Remember, project management is a set of skills, tools, and techniques that can stand alone, and an experienced, competent project manager should be able to apply those skills on any project initiative. Clearly, the combination of PM skills and domain knowledge will strengthen the ability of the PM to do their job, but it seems in this case the issue was a PM not willing to admit lack of domain expertise OR a developer that doesn’t appreciate oversight.
Thanks for the comment Don. I expect my team leaders to do the technical role. The advantage I see is having a feel for the risks ahead of time, even if they haven’t been raised. If you look at the LinkedIn discussion I started on http://lnkd.in/kweBv6 it is quite interesting, how many Project Managers see it otherwise.
I agree with Don – a PM should have some domain knowledge of the subject matter so that they’re at least speaking a similar language, but he/she certainly should not be expected to be an expert – especially given the speed with which technology is changing, and all of the various components (database, architecture, cloud computing, platforms, security, coding language, etc, etc, etc,). It sounds to me that your friend was suffering with a PM that was not an effective leader due to poor listening skills and not trusting what his experts were saying.

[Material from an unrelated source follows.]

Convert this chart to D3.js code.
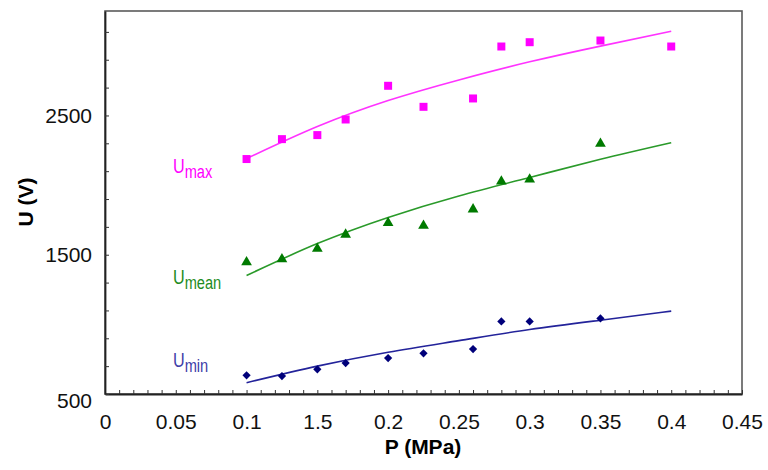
<!DOCTYPE html>
<html>
<head>
<meta charset="utf-8">
<script src="https://cdn.jsdelivr.net/npm/d3@7"></script>
<style>
  html, body { margin: 0; padding: 0; background: #fff; }
  svg { display: block; font-family: Arial, "Liberation Sans", Helvetica, sans-serif; }
</style>
</head>
<body>
<svg id="chart" width="768" height="470"></svg>
<script>
// Measured pressure values (MPa)
const pressure = [0.1, 0.125, 0.15, 0.17, 0.2, 0.225, 0.26, 0.28, 0.3, 0.35, 0.4];

// Measured voltages (V)
const uMax  = [2187, 2330, 2359, 2471, 2713, 2562, 2622, 2995, 3026, 3038, 2995];
const uMean = [1446, 1468, 1544, 1645, 1728, 1709, 1826, 2027, 2041, 2297, null];
const uMin  = [634, 629, 677, 722, 758, 792, 823, 1021, 1021, 1043, null];

// Trend curves sampled along the pressure range
const trendP    = [0.1, 0.15, 0.2, 0.25, 0.3, 0.35, 0.4];
const trendMax  = [2190, 2420, 2607, 2755, 2885, 2998, 3104];
const trendMean = [1351, 1580, 1768, 1922, 2055, 2185, 2304];
const trendMin  = [581, 700, 800, 883, 963, 1030, 1095];

// Axis ticks
const xLabelValues = [0, 0.05, 0.1, 0.15, 0.2, 0.25, 0.3, 0.35, 0.4, 0.45];
const xLabels = ["0", "0.05", "0.1", "1.5", "0.2", "0.25", "0.3", "0.35", "0.4", "0.45"];
const yLabelValues = [500, 1500, 2500];
const yLabels = ["500", "1500", "2500"];

const svg = d3.select("#chart");

const x = d3.scaleLinear().domain([0, 0.45]).range([105, 742]);
const y = d3.scaleLinear().domain([500, 3250]).range([394, 11]);

// Plot frame (top/right)
svg.append("rect")
  .attr("x", x(0)).attr("y", y(3250))
  .attr("width", x(0.45) - x(0)).attr("height", y(500) - y(3250))
  .attr("fill", "none").attr("stroke", "#5a5a5a").attr("stroke-width", 1.6);

// Minor/major tick marks, pointing inward
const xMinor = d3.range(0, 0.4501, 0.01).map(v => +v.toFixed(2));
const yMinor = d3.range(500, 3250, 200);

const xTickAxis = d3.axisBottom(x).tickValues(xMinor).tickSize(-4).tickFormat("").tickSizeOuter(0);
const gxT = svg.append("g").attr("transform", `translate(0,${y(500)})`).call(xTickAxis);
gxT.select(".domain").attr("stroke", "#222").attr("stroke-width", 1.8);
gxT.selectAll(".tick line").attr("stroke", "#333").attr("stroke-width", 1);

const yTickAxis = d3.axisLeft(y).tickValues(yMinor).tickSize(-4).tickFormat("").tickSizeOuter(0);
const gyT = svg.append("g").attr("transform", `translate(${x(0)},0)`).call(yTickAxis);
gyT.select(".domain").attr("stroke", "#222").attr("stroke-width", 1.8);
gyT.selectAll(".tick line").attr("stroke", "#333").attr("stroke-width", 1);

// Tick labels
const xLabelAxis = d3.axisBottom(x).tickValues(xLabelValues)
  .tickFormat((d, i) => xLabels[i]).tickSize(0).tickPadding(20);
const gxL = svg.append("g").attr("transform", `translate(0,${y(500)})`).call(xLabelAxis);
gxL.select(".domain").remove();
gxL.selectAll("text").attr("font-size", 21).attr("fill", "#111")
  .attr("font-family", "Arial, 'Liberation Sans', sans-serif");

const yLabelAxis = d3.axisLeft(y).tickValues(yLabelValues)
  .tickFormat((d, i) => yLabels[i]).tickSize(0).tickPadding(13);
const gyL = svg.append("g").attr("transform", `translate(${x(0)},0)`).call(yLabelAxis);
gyL.select(".domain").remove();
gyL.selectAll("text").attr("font-size", 21).attr("fill", "#111")
  .attr("font-family", "Arial, 'Liberation Sans', sans-serif");
gyL.selectAll(".tick").filter(d => d === 500).select("text").attr("dy", "0.65em");

// Axis titles
svg.append("text")
  .attr("x", 423).attr("y", 454)
  .attr("text-anchor", "middle")
  .attr("font-size", 21).attr("font-weight", "bold").attr("fill", "#000")
  .text("P (MPa)");

svg.append("text")
  .attr("transform", "translate(33,202) rotate(-90)")
  .attr("text-anchor", "middle")
  .attr("font-size", 21).attr("font-weight", "bold").attr("fill", "#000")
  .text("U (V)");

// Series
const series = [
  { vals: uMax,  trend: trendMax,  color: "#ff00ff", line: "#ff33ff", shape: d3.symbolSquare,   size: 64, rot: 0,  label: "max",  lc: "#ff00ff", lx: 173, ly: 173 },
  { vals: uMean, trend: trendMean, color: "#007a00", line: "#2a9a2a", shape: d3.symbolTriangle, size: 50, rot: 0,  label: "mean", lc: "#1e8c1e", lx: 173, ly: 284 },
  { vals: uMin,  trend: trendMin,  color: "#00007a", line: "#23239a", shape: d3.symbolSquare,   size: 34, rot: 45, label: "min",  lc: "#4040a8", lx: 173, ly: 367 }
];

const line = d3.line()
  .x((d, i) => x(trendP[i]))
  .y(d => y(d))
  .curve(d3.curveNatural);

series.forEach(s => {
  svg.append("path")
    .attr("d", line(s.trend))
    .attr("fill", "none")
    .attr("stroke", s.line)
    .attr("stroke-width", 1.6);

  svg.append("g").selectAll("path")
    .data(pressure.map((p, i) => ({ p, v: s.vals[i] })).filter(d => d.v != null))
    .join("path")
    .attr("transform", d => `translate(${x(d.p)},${y(d.v)}) rotate(${s.rot})`)
    .attr("d", d3.symbol().type(s.shape).size(s.size))
    .attr("fill", s.color);

  const t = svg.append("text")
    .attr("transform", `translate(${s.lx},${s.ly}) scale(0.77,1)`)
    .attr("fill", s.lc);
  t.append("tspan").attr("font-size", 21).text("U");
  t.append("tspan").attr("font-size", 19).attr("dy", 5).text(s.label);
});
</script>
</body>
</html>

I agree, actually, the theories of project management applies to all projects either, software development, manufacturing etc… the PM just need to know and understand the process lies on a certain domain… The PM also should understand how the project works on a big picture.. I think the important thing that a project manager should master is to organize and to coordinate with different teams to work on a common process. One of the most effective PM that I work with happens to be a political science major. But since she is good on project coordination and organization, our development runs smoothly.